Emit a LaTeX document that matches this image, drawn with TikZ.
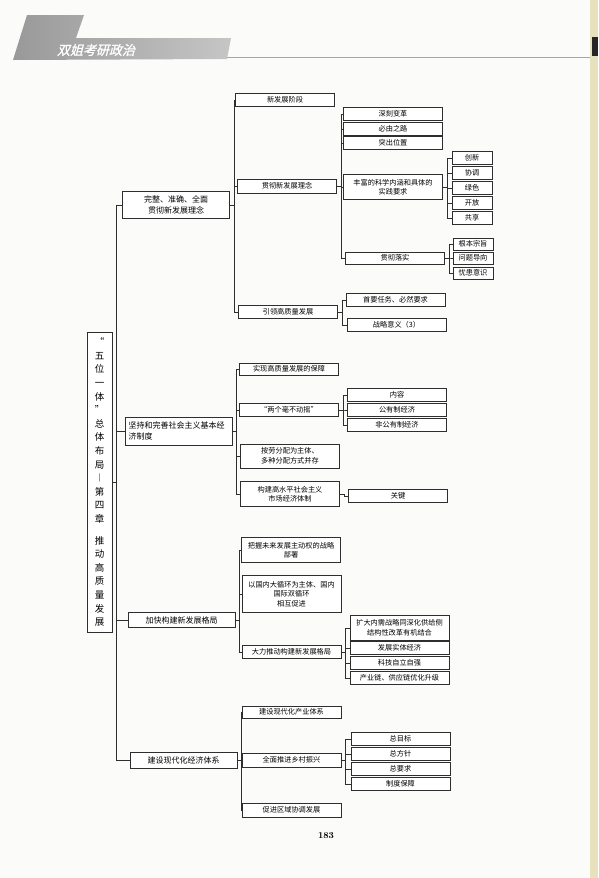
\documentclass[tikz,border=0pt]{standalone}
\usepackage{fontspec}
\newfontfamily\cjk{Noto Sans CJK SC}
\newfontfamily\cjkslant[FakeSlant=0.25,FakeBold=1.2]{Noto Sans CJK SC}
\usetikzlibrary{positioning,calc}
\definecolor{ink}{HTML}{2E2E2E}
\definecolor{paper}{HTML}{FBFBF9}
\definecolor{spine}{HTML}{E8E1BE}
\tikzset{box/.style={draw=ink,fill=white,line width=.6pt,font=\cjk\fontsize{7.2}{9.5}\selectfont,align=center,inner sep=1pt,minimum height=13pt},topic/.style={box,minimum width=107pt,font=\cjk\fontsize{8}{10.5}\selectfont},mid/.style={box,minimum width=99pt},pill/.style={box,minimum width=40pt},link/.style={draw=ink,line width=.6pt}}
\newcommand{\fork}[2]{\foreach \kid in {#2} \draw[link] (#1.east) -- ++(4,0) |- (\kid.west);}

\begin{document}
\begin{tikzpicture}[x=1pt,y=-1pt]
  \useasboundingbox (0,0) rectangle (598,878);
  \fill[paper] (0,0) rectangle (598,878);
  % page header
  \shade[left color=gray!80,right color=gray!45] (13,60) -- (27,15) -- (84,15) -- (76,38) -- (231,38) -- (227,59) -- cycle;
  \node[font=\cjkslant\fontsize{13}{14}\selectfont,text=white] (brand) at (96,50) {双姐考研政治};
  \draw[gray!70,line width=.8pt] (227,57) -- (590,57);
  \fill[spine] (590,0) rectangle (598,878);
  \fill[black!85] (592,37) rectangle (598,56);
  % root
  \node[box,minimum width=25pt,minimum height=300pt,font=\cjk\fontsize{9.5}{13.6}\selectfont] (root) at (99.5,482)
    {“\\五\\位\\一\\体\\”\\总\\体\\布\\局\\︱\\第\\四\\章\\[8pt]推\\动\\高\\质\\量\\发\\展};
  \node[topic,minimum height=27pt] (dev) at (176,205) {完整、准确、全面\\贯彻新发展理念};
  \node[topic,minimum height=28pt,align=left,text width=100pt] (sys) at (178.5,431) {坚持和完善社会主义基本经\\济制度};
  \node[topic,minimum height=15pt] (pat) at (181.5,620) {加快构建新发展格局};
  \node[topic,minimum height=16pt] (eco) at (183.5,760) {建设现代化经济体系};
  \fork{root}{dev,sys,pat,eco}
  % new development idea
  \node[mid] (stage) at (285,100) {新发展阶段};
  \node[mid,minimum height=14pt] (idea) at (287,186) {贯彻新发展理念};
  \node[mid] (lead) at (288,312) {引领高质量发展};
  \fork{dev}{stage,idea,lead}
  \node[mid] (change) at (393,114) {深刻变革};
  \node[mid] (road) at (393,129) {必由之路};
  \node[mid] (place) at (393,143) {突出位置};
  \node[mid,minimum height=25pt] (req) at (393,187) {丰富的科学内涵和具体的\\实践要求};
  \node[mid,minimum height=12pt] (act) at (395,258) {贯彻落实};
  \fork{idea}{change,road,place,req,act}
  \foreach \name/\txt/\y in {inno/创新/158,coor/协调/173,green/绿色/188,open/开放/203,share/共享/218}
    \node[pill] (\name) at (472,\y) {\txt};
  \fork{req}{inno,coor,green,open,share}
  \foreach \name/\txt/\y in {aim/根本宗旨/244,prob/问题导向/258,risk/忧患意识/273}
    \node[pill,minimum height=12pt] (\name) at (473,\y) {\txt};
  \fork{act}{aim,prob,risk}
  \node[mid] (task) at (395.5,300) {首要任务、必然要求};
  \node[mid] (sig) at (396.5,325) {战略意义（3）};
  \fork{lead}{task,sig}
  % basic economic system
  \node[mid,minimum height=12pt] (guar) at (289,369) {实现高质量发展的保障};
  \node[mid] (two) at (289,410) {“两个毫不动摇”};
  \node[mid,minimum height=24pt] (dist) at (290,456) {按劳分配为主体、\\多种分配方式并存};
  \node[mid,minimum height=25pt] (mkt) at (290,494) {构建高水平社会主义\\市场经济体制};
  \fork{sys}{guar,two,dist,mkt}
  \foreach \name/\txt/\y in {cont/内容/395,pub/公有制经济/410,npub/非公有制经济/425}
    \node[mid] (\name) at (397,\y) {\txt};
  \fork{two}{cont,pub,npub}
  \node[mid] (key) at (398,496) {关键};
  \fork{mkt}{key}
  % new development pattern
  \node[mid,minimum height=25pt] (plan) at (291,550) {把握未来发展主动权的战略\\部署};
  \node[mid,minimum height=37pt] (loop) at (291.5,594) {以国内大循环为主体、国内\\国际双循环\\相互促进};
  \node[mid] (push) at (291.5,652) {大力推动构建新发展格局};
  \fork{pat}{plan,loop,push}
  \node[mid,minimum height=25pt] (dem) at (399.5,628) {扩大内需战略同深化供给侧\\结构性改革有机结合};
  \foreach \name/\txt/\y in {real/发展实体经济/648,tech/科技自立自强/663,chain/产业链、供应链优化升级/678}
    \node[mid] (\name) at (399.5,\y) {\txt};
  \fork{push}{dem,real,tech,chain}
  % modern economic system
  \node[mid,minimum height=12pt] (ind) at (291.5,712) {建设现代化产业体系};
  \node[mid,minimum height=14pt] (rur) at (291.5,760) {全面推进乡村振兴};
  \node[mid,minimum height=14pt] (reg) at (291.5,810) {促进区域协调发展};
  \fork{eco}{ind,rur,reg}
  \foreach \name/\txt/\y in {goal/总目标/739,pol/总方针/754,want/总要求/769,inst/制度保障/784}
    \node[mid] (\name) at (400.5,\y) {\txt};
  \fork{rur}{goal,pol,want,inst}
  \node[font=\bfseries\fontsize{9}{10}\selectfont] (page) at (326,836) {183};
\end{tikzpicture}
\end{document}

= = = = = = =

Please take the lines from the beginning of the data above through the line holding "(#1.east) -- ++(4,0)" and transcribe them exactly, without any pictures.

Emit a LaTeX document that matches this image, drawn with TikZ.
\documentclass[tikz,border=0pt]{standalone}
\usepackage{fontspec}
\newfontfamily\cjk{Noto Sans CJK SC}
\newfontfamily\cjkslant[FakeSlant=0.25,FakeBold=1.2]{Noto Sans CJK SC}
\usetikzlibrary{positioning,calc}
\definecolor{ink}{HTML}{2E2E2E}
\definecolor{paper}{HTML}{FBFBF9}
\definecolor{spine}{HTML}{E8E1BE}
\tikzset{box/.style={draw=ink,fill=white,line width=.6pt,font=\cjk\fontsize{7.2}{9.5}\selectfont,align=center,inner sep=1pt,minimum height=13pt},topic/.style={box,minimum width=107pt,font=\cjk\fontsize{8}{10.5}\selectfont},mid/.style={box,minimum width=99pt},pill/.style={box,minimum width=40pt},link/.style={draw=ink,line width=.6pt}}
\newcommand{\fork}[2]{\foreach \kid in {#2} \draw[link] (#1.east) -- ++(4,0) |- (\kid.west);}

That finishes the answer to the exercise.